All you want to know about the Water Festival
November is a very rich month with festivities in Cambodia.
After Independence Day in early November, another one of the biggest local celebrations is coming soon! Actually starting tomorrow.
It is called the Water Festival or “Bonn Om Touk”. It usually takes place during the full moon of November, which falls this year on 21-23 November. It is definitely one of the most spectacular of its kind in Southeast Asia.
Find below all you want to know about this highly joyful festival.
Where does it come from?
This Water festival has been celebrated in Cambodia since the 13th century.
Originally, it is aimed at celebrating the end of the rainy season which often coincides with the reversal of the flow of Tonlé Sap River – that first began in June/July to go northwards with the start of the rainy season combined with the melting of the snow from Tibet -, and the resultant flooding of the Great Tonlé Sap lake upstream. This phenomenon is very unique in the world. During the wet season, the water level in the Mekong rises and the water flows upwards into the Great Tonlé Sap lake. It then turns into the biggest freshwater lake in Southeast Asia, increasing nearly 10 times its size. At the end of the rainy season in November, the tide is turning Southwards, emptying the Big lake and waters flow back toward the sea.
On top of falling with the Full Moon which embodies the symbol of a bountiful harvest, Bonn Om Touk symbolizes the importance of the water as a life-giving resource: the lake being full is a source of fish abundance and a source of mineral abundance for the cultivated lands around.
What is going on during the celebration?
This annual festival is celebrated throughout the whole country with traditional dances,folk songs and festive gatherings everywhere.
It is particularly popular & well known in Phnom Penh where it is celebrated with spectacular boat races on the Tonlé Sap river, with more than 300 long and colorful dragon boats, all coming down the river together and competing in a crazy parade in front of His Majesty the King.
Those rowing regattas are said to commemorate the Khmer military victory in the 12th century over the Châme army. They are now a real impressive show for all locals and visitors, highlighting the expertise and speed of the rowers.
Who is it important for?
Bonn Om Touk is a non-religious celebration but has a very special place in all Khmer people’s heart. It is a very joyful and a crazy time of the year with thousands of people from various provinces converging to Phnom Penh to watch the races on the river, eat traditional food, go to street concerts and have fun during the 3 full days of the Festival. After the Khmer New Year, it is the most important holiday time for Cambodians.

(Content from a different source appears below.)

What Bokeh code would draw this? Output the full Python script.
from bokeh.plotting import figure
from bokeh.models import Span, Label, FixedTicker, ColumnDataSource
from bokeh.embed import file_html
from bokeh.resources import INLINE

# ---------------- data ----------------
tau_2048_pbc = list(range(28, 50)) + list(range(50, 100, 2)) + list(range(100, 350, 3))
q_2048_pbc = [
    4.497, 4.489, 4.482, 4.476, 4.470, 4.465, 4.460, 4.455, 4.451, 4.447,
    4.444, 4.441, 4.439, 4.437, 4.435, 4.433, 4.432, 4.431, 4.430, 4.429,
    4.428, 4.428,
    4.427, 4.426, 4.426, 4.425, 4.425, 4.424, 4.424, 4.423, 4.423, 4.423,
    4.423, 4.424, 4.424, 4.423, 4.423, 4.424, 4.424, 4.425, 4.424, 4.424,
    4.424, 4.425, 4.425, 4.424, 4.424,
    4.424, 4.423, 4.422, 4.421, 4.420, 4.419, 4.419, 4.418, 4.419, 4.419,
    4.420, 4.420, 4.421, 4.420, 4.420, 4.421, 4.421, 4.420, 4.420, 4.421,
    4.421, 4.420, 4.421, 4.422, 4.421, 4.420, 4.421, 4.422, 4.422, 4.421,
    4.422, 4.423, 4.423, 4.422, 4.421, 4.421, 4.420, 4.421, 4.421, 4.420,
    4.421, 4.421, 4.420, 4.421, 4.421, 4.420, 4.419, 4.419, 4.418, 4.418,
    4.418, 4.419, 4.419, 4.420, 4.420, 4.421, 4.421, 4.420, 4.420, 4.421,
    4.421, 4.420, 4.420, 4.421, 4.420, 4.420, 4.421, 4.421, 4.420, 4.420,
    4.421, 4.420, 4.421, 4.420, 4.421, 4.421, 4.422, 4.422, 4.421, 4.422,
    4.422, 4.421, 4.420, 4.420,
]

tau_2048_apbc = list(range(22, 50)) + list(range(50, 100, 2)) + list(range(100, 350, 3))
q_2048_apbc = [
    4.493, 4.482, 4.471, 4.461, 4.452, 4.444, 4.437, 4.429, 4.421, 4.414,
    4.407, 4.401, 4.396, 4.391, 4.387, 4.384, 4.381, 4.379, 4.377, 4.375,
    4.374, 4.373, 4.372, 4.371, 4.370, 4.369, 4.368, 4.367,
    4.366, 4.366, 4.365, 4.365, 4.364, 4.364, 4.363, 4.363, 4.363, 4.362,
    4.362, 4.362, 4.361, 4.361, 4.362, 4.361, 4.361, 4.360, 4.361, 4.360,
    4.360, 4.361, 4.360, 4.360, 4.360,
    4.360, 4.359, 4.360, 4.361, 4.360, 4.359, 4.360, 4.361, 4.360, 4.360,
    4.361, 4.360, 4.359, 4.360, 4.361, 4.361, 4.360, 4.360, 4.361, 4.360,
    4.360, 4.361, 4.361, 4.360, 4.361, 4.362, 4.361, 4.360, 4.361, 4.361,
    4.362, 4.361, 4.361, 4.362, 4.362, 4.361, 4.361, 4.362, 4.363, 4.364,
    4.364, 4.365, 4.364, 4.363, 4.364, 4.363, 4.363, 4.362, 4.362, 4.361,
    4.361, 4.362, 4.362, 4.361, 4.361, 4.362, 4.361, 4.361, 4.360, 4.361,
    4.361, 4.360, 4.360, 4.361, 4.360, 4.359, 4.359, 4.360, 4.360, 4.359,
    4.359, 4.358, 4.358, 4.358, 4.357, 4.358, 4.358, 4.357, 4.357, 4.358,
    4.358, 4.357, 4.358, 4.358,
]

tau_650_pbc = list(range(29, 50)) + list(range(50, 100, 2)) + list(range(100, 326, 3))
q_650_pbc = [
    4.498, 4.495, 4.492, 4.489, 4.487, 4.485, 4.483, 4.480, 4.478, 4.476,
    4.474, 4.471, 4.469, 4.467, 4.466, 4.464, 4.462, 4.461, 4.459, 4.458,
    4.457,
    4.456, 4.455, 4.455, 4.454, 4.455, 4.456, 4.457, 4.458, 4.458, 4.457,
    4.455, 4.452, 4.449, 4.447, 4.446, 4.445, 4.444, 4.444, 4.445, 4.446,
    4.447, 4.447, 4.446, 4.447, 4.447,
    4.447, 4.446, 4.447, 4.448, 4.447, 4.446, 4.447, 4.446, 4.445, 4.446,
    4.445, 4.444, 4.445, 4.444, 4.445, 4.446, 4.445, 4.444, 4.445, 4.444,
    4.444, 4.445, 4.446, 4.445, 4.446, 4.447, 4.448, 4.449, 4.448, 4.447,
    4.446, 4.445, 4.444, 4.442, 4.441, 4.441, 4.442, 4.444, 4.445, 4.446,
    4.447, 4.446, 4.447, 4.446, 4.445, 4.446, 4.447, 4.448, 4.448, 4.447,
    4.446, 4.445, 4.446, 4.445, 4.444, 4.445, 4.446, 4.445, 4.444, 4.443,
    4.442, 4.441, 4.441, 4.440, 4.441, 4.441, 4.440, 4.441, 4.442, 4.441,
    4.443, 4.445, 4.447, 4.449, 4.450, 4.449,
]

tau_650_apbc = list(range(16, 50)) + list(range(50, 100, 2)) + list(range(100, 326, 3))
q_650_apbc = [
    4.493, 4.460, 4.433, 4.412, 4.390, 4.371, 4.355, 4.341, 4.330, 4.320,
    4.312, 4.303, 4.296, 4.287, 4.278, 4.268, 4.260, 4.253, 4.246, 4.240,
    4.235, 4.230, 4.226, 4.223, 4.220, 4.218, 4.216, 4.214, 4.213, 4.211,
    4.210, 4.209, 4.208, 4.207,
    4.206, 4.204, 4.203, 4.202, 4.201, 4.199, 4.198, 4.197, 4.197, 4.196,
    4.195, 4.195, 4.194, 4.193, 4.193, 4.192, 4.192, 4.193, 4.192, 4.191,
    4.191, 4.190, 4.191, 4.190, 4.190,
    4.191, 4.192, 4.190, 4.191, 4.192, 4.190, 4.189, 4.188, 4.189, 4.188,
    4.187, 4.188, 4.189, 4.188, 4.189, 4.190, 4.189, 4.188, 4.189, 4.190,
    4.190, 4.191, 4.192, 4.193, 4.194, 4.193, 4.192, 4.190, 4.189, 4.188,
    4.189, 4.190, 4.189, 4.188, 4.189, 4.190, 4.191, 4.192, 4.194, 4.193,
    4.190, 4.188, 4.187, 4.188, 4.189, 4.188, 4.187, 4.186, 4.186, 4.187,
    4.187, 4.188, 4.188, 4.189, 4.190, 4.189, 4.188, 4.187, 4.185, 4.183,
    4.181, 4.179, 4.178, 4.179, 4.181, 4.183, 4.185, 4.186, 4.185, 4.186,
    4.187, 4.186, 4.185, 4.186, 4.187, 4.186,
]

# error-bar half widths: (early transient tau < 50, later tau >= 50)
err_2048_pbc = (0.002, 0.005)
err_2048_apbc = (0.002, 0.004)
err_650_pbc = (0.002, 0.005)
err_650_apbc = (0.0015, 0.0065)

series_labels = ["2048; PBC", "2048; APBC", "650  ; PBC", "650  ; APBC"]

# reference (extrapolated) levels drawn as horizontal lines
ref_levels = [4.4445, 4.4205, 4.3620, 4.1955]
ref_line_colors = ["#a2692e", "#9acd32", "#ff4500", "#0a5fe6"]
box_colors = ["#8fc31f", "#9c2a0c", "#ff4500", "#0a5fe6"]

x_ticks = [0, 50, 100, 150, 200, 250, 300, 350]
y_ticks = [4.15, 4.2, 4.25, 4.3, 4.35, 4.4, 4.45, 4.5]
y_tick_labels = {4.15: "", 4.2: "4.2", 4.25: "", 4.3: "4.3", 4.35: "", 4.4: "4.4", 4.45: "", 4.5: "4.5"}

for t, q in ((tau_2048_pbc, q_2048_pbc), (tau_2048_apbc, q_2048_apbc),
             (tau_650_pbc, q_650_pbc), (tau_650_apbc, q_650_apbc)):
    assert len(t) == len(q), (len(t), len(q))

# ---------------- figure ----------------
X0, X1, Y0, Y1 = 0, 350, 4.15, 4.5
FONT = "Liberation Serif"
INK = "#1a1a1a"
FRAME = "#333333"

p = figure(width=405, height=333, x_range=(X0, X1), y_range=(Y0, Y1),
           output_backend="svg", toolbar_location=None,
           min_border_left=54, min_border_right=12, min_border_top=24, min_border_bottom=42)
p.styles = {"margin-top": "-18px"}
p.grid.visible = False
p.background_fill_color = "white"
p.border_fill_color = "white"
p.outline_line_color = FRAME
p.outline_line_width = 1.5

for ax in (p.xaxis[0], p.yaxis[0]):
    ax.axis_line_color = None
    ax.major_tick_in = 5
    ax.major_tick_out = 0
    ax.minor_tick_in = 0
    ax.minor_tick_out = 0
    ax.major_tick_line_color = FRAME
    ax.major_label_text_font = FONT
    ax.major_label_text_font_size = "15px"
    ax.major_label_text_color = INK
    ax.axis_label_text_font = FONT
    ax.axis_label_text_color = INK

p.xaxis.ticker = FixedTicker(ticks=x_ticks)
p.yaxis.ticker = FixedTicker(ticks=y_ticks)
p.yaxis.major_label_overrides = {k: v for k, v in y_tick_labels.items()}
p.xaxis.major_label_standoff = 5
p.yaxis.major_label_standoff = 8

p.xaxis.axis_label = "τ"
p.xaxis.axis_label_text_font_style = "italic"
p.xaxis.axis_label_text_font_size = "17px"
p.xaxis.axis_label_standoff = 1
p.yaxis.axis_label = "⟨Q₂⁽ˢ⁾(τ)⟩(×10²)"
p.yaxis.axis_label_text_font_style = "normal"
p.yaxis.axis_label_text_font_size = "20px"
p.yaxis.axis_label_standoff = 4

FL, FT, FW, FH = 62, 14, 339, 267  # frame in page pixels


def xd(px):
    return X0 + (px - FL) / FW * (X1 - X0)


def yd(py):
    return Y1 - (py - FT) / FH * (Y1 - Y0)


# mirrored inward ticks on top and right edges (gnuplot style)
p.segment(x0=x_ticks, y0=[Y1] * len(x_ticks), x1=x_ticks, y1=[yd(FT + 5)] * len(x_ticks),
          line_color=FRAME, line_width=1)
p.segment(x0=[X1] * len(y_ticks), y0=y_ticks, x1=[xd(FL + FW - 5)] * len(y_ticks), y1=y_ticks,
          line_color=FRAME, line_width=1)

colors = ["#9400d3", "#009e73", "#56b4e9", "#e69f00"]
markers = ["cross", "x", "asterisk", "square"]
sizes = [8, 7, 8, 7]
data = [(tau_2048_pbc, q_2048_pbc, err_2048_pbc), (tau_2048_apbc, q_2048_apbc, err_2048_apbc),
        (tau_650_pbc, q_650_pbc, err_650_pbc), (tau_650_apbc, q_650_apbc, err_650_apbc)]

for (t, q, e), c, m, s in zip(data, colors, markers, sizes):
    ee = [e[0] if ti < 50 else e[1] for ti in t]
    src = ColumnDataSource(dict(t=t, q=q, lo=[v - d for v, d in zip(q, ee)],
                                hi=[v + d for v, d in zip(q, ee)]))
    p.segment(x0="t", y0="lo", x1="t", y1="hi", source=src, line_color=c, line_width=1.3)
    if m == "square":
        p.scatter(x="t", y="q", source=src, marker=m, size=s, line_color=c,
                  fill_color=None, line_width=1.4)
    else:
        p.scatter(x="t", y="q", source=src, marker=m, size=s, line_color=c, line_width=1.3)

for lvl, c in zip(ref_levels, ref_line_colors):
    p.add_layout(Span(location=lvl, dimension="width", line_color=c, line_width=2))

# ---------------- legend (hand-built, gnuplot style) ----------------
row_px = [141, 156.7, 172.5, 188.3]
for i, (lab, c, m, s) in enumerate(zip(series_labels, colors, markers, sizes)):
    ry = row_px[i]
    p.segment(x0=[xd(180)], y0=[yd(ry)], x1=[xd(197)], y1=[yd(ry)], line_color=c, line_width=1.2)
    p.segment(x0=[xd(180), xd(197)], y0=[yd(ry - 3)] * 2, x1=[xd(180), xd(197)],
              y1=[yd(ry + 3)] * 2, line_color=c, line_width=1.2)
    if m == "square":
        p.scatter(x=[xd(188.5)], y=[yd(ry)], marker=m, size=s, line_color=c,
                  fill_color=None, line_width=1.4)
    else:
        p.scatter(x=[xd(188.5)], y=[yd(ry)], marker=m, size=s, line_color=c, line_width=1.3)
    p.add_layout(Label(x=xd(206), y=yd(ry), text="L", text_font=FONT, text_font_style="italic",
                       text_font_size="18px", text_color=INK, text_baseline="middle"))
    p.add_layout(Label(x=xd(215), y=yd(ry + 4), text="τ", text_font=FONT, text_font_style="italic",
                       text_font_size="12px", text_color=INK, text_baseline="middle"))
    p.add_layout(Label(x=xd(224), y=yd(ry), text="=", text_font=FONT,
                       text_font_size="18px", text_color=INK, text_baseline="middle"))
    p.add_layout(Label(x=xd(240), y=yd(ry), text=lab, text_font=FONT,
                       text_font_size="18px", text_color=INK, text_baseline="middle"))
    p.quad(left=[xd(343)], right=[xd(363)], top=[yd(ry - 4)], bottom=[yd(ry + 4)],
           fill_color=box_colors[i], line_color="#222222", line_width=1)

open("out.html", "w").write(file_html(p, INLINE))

Do you know that each of the Wats in Phnom Penh and in the provinces has its own racing dragon boat? There is actually an elaborate ritual to “waken up the boat” after a year-long “sleep” and to “open their (removable) eyes” when they are placed again onto the prow of the regatta boat. And when getting the boat to the Capital City, when the boat has to go under a bridge, the “eyes” are being removed from the prow, taken up on the shore to the other side of the bridge and then placed them back onto the boat, this to avoid bad luck during the race as people will be walking over the boat when they are crossing the bridge. Bonn Om Toukalso intends to pay respect to the tutelary deities living under the waters – the Naga(mythical Serpent) – and also to demand Pardon to the waters that have been spoiled over the course of the past year.
So if you are not afraid to tightly mingle with the crowds, you can join the gatherings on Sisowath Quay, you will probably have an unforgettable experience. If you are not in a jostling mood, then you should just find a good spot on a roof top along the riverside to watch the hectic festivities, the many illuminated floats with the logos of the highest institutions of the Kingdom (Royal Palace, Senate, National Assembly, various ministries,…) and marvel at thefireworks from a distance.
On the last day of the festival, Khmer people would prepare offerings such as food, drink and incense in front of their home before gathering at temples later in the evening, in order to thank good spirits of the moon, the water and the land for providing life. Then, after the Sampeah Preah Khaè ceremony (Salutation to the Full Moon), they would eat traditional newly harvested fried rice (Aork Ambok) mixed with coconut and fresh banana, around midnight to end up with the celebration in a joyful mood.